A fish passage at the Santo Antônio dam allows for the movement of migratory fish valuable to indigenous people. Photo credit: Philip Fearnside.

This means that hydroelectric dams are not the solution to Brazil’s long-term energy needs, especially as the world attempts to head off runaway global warming. “In terms of Brazil’s power sector, the first priority should be reducing the amount of electricity used, followed by promoting generation from alternatives such as wind and solar,” the researcher told mongabay.com.

UN dangerously underestimates global warming impacts of tropical dams
Brazil and the CDM executive board are hardly alone in under-representing the emissions of hydroelectric dams, according to a third Fearnside report to be published in the June 2015 issue of Environmental Science & Policy. The climate impacts of all dams around the globe are also undercounted by the U.N.’s Intergovernmental Panel on Climate Change (IPCC).

The IPCC Special Report on Renewable Energy states that there is no consensus on whether or not hydroelectric dams are net emitters or sinks of global warming emissions. It classifies hydropower as having half or less of the emissions-per-kilowatt-hour of any other energy source, including renewable sources like wind and solar.

Such global averages are dangerously unreliable, Fearnside argues, because of the large variations between dam locations. The IPCC bases its findings on a “preponderance of temperate and boreal locations among existing dams.” But much of the world’s dam-building activity in the coming decades, as the world warms, is expected to be in tropical river basins, including the Amazon, Congo and Mekong.

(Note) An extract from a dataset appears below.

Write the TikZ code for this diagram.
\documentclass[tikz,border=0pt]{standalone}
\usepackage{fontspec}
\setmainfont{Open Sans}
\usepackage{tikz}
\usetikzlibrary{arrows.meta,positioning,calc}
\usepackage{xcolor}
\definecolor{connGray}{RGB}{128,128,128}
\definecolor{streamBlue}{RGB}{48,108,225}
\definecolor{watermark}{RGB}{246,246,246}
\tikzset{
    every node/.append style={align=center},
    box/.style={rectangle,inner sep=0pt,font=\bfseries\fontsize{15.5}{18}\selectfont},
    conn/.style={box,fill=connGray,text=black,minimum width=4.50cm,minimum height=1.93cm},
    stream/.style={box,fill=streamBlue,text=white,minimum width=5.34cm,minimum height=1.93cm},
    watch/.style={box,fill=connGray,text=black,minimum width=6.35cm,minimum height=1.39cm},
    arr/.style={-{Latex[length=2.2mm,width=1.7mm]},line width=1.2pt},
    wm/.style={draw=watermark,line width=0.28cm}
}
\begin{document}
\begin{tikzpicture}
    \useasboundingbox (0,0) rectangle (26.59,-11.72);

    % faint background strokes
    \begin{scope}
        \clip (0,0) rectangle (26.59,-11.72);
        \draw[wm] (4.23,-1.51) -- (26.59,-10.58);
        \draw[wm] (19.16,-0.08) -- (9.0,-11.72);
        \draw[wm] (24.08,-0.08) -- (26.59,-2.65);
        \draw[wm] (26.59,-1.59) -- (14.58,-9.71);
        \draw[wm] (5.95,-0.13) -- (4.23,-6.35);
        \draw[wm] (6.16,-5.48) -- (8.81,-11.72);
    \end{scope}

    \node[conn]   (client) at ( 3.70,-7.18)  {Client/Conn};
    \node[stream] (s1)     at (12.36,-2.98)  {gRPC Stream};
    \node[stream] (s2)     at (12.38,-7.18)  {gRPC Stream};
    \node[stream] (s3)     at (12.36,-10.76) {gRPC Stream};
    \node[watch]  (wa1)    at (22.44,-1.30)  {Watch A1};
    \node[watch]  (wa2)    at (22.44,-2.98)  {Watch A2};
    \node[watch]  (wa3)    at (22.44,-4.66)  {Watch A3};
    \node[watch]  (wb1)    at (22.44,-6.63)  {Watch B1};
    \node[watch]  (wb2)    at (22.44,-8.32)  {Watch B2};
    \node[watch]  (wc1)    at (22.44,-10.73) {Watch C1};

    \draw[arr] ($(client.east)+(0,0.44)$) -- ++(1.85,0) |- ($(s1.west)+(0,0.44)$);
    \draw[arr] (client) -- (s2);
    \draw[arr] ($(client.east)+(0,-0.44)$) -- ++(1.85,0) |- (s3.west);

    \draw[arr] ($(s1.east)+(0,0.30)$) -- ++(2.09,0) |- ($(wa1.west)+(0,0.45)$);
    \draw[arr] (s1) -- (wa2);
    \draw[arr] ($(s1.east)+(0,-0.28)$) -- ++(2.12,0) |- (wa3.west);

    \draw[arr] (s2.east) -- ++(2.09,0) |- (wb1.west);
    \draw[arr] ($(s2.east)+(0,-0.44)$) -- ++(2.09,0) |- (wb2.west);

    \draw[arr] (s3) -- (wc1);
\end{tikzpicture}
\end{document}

These new tropical dams will produce significantly higher emissions than temperate zone dams.

Fearnside’s calculations of emissions from the Petit Saut Dam in French Guiana serve as an example. He shows that over the first 20 years of the dam’s life, it will emit at least 19 times more greenhouse gases than by generating the same amount of energy with natural gas. This contrasts very sharply with IPCC estimates that say that all dams worldwide on average emit 100 times less CO2 than natural gas. The 20-year timeframe was chosen by the researcher because that is the time period over which the world must keep global temperatures within the 2˚C limit scientists say is needed to avert catastrophic climate change.

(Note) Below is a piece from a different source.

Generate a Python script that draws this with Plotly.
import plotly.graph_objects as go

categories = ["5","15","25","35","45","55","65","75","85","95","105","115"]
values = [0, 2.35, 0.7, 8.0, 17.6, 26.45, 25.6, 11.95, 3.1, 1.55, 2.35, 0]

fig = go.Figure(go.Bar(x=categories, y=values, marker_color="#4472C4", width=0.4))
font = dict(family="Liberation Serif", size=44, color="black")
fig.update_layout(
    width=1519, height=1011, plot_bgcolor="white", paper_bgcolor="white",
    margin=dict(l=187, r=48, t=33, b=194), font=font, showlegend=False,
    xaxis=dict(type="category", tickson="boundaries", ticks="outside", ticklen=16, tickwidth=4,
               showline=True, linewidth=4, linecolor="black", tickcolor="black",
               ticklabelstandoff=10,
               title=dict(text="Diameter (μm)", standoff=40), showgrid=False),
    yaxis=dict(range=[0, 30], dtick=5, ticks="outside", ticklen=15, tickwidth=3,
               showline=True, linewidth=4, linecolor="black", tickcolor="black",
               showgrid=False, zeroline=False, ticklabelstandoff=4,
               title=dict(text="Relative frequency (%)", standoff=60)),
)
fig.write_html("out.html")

It is important to note that the IPCC Special Report was heavily influenced by the hydropower industry, Fearnside told mongabay.com. That industry has an obvious incentive to undercount hydroelectric power emissions.

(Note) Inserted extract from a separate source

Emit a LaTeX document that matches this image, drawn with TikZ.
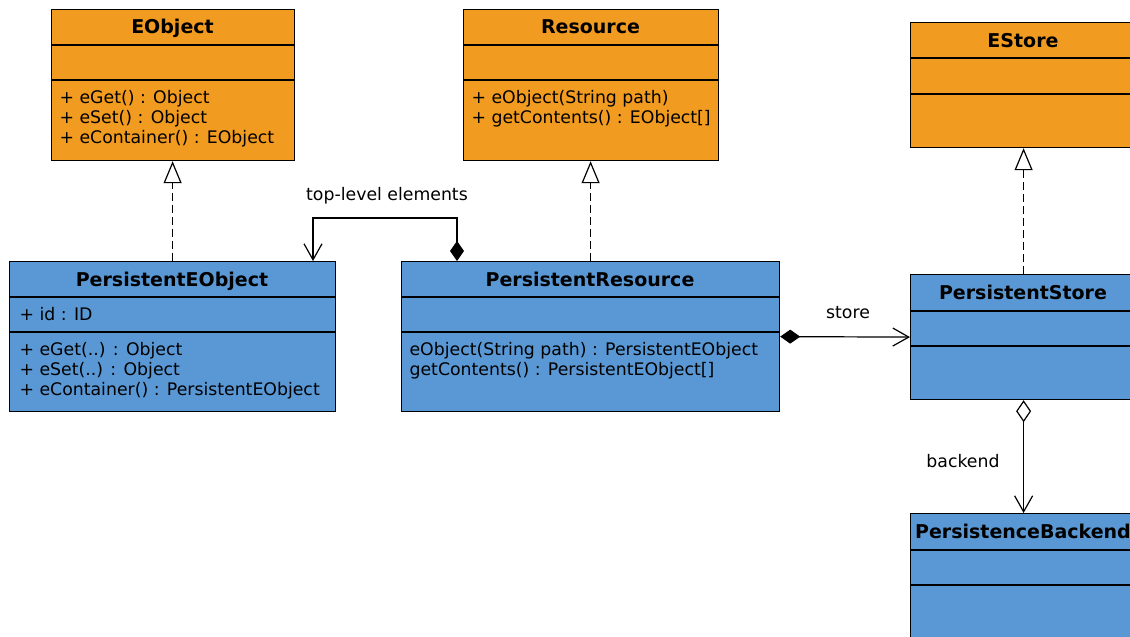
\documentclass[tikz,border=0pt]{standalone}
\usepackage{fontspec}
\setmainfont{DejaVu Sans}
\usetikzlibrary{arrows.meta}
\definecolor{classorange}{RGB}{241,155,32}
\definecolor{classblue}{RGB}{89,152,212}

\begin{document}
\begin{tikzpicture}[x=1pt, y=-1pt, line width=1.2pt,
  font=\fontsize{17.3}{20}\selectfont,
  box/.style={draw, inner sep=0, anchor=north west},
  title/.style={anchor=base, font=\fontsize{19}{22}\selectfont\bfseries},
  members/.style={anchor=north west, inner sep=0, align=left},
  realize/.style={dash pattern=on 8pt off 4pt, -{Triangle[open, fill=white, length=22pt, width=18pt]}},
  compose/.style={{Diamond[length=20pt, width=14pt]}-{Straight Barb[length=16pt, width=18pt]}},
  aggregate/.style={{Diamond[open, fill=white, length=22pt, width=15pt]}-{Straight Barb[length=16pt, width=18pt]}}]

  \useasboundingbox (0,0) rectangle (1130,637);
  \clip (0,0) rectangle (1130,637);

  %Interfaces
  \node[box, fill=classorange, minimum width=243pt, minimum height=151pt] (eobject) at (51,9) {};
  \draw (51,45) -- (294,45) (51,80) -- (294,80);
  \node[title] (eobject-title) at (172.5,34) {EObject};
  \node[members] (eobject-ops) at (59,90) {+ eGet() : Object\\+ eSet() : Object\\+ eContainer() : EObject};

  \node[box, fill=classorange, minimum width=255pt, minimum height=151pt] (resource) at (463,9) {};
  \draw (463,45) -- (718,45) (463,80) -- (718,80);
  \node[title] (resource-title) at (590.5,34) {Resource};
  \node[members] (resource-ops) at (471,90) {+ eObject(String path)\\+ getContents() : EObject[]};

  \node[box, fill=classorange, minimum width=226pt, minimum height=125pt] (estore) at (910,22) {};
  \draw (910,58) -- (1136,58) (910,94) -- (1136,94);
  \node[title] (estore-title) at (1023,47) {EStore};

  %Implementations
  \node[box, fill=classblue, minimum width=326pt, minimum height=150pt] (peobject) at (9,261) {};
  \draw (9,297) -- (335,297) (9,332) -- (335,332);
  \node[title] (peobject-title) at (172,286) {PersistentEObject};
  \node[members] (peobject-attr) at (19,307) {+ id : ID};
  \node[members] (peobject-ops) at (19,342) {+ eGet(..) : Object\\+ eSet(..) : Object\\+ eContainer() : PersistentEObject};

  \node[box, fill=classblue, minimum width=378pt, minimum height=150pt] (presource) at (401,261) {};
  \draw (401,297) -- (779,297) (401,332) -- (779,332);
  \node[title] (presource-title) at (590,286) {PersistentResource};
  \node[members] (presource-ops) at (409,342) {eObject(String path) : PersistentEObject\\getContents() : PersistentEObject[]};

  \node[box, fill=classblue, minimum width=226pt, minimum height=125pt] (pstore) at (910,274) {};
  \draw (910,311) -- (1136,311) (910,346) -- (1136,346);
  \node[title] (pstore-title) at (1023,299) {PersistentStore};

  \node[box, fill=classblue, minimum width=226pt, minimum height=160pt] (pbackend) at (910,513) {};
  \draw (910,550) -- (1136,550) (910,585) -- (1136,585);
  \node[title] (pbackend-title) at (1023,538) {PersistenceBackend};

  %Realizations
  \draw[realize] (peobject.north) -- (peobject.north |- eobject.south);
  \draw[realize] (presource.north) -- (presource.north |- resource.south);
  \draw[realize] (pstore.north) -- (estore.south);

  %Associations
  \coordinate (toplevel-start) at (457,261);
  \coordinate (toplevel-end) at (313,261);
  \draw[compose] (toplevel-start) -- ++(0,-43) -| (toplevel-end);
  \node[anchor=base] (toplevel-label) at (387,200) {top-level elements};

  \draw[compose] (presource.east) -- (pstore.west);
  \node (store-label) at (848,313) {store};

  \draw[aggregate] (pstore.south) -- (pbackend.north);
  \node (backend-label) at (963,461) {backend};
\end{tikzpicture}
\end{document}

Construction of Brazil’s Santo Antônio dam began in 2008 on the Madeira River, but was not approved for CDM carbon credit until 2013. Photo credit: Philip Fearnside.

The official low-balled estimates from the IPCC could make a significant difference in efforts to reduce carbon emissions and combat climate change. If big carbon credits are issued for dams that are actually high emitters, then no real mitigation is actually taking place, Fearnside argues. Carbon credits figure significantly into the global accounting of greenhouse gas emissions compiled for national reports submitted by each country signing on to the United Nations Framework Convention on Climate Change.

“These global accounts are critical to negotiations now underway under the Climate Convention to establish the global limit on emissions that will prevent ‘dangerous’ climate change of over 2˚C average warming, and the national quotas for each country needed to keep the global total from exceeding that amount,” Fearnside said. “If part of the emission is undercounted, such as emissions from dams, then these quotas will be insufficient to contain global warming and the world will face all of the consequences of ‘dangerous’ climate change.”

Put simply, IPCC’s undercounting of tropical dam emissions could cause us to overshoot our planetary carbon budget, resulting in catastrophic global warming.

Taken together, the three reports offer a damning case against the use of hydropower — and especially tropical hydropower — as a means of electrifying our societies while curbing climate change. Hydropower, Fearnside argues, will not only have drastic consequences for forests and forest-dependent peoples, but could significantly worsen global emissions and global warming.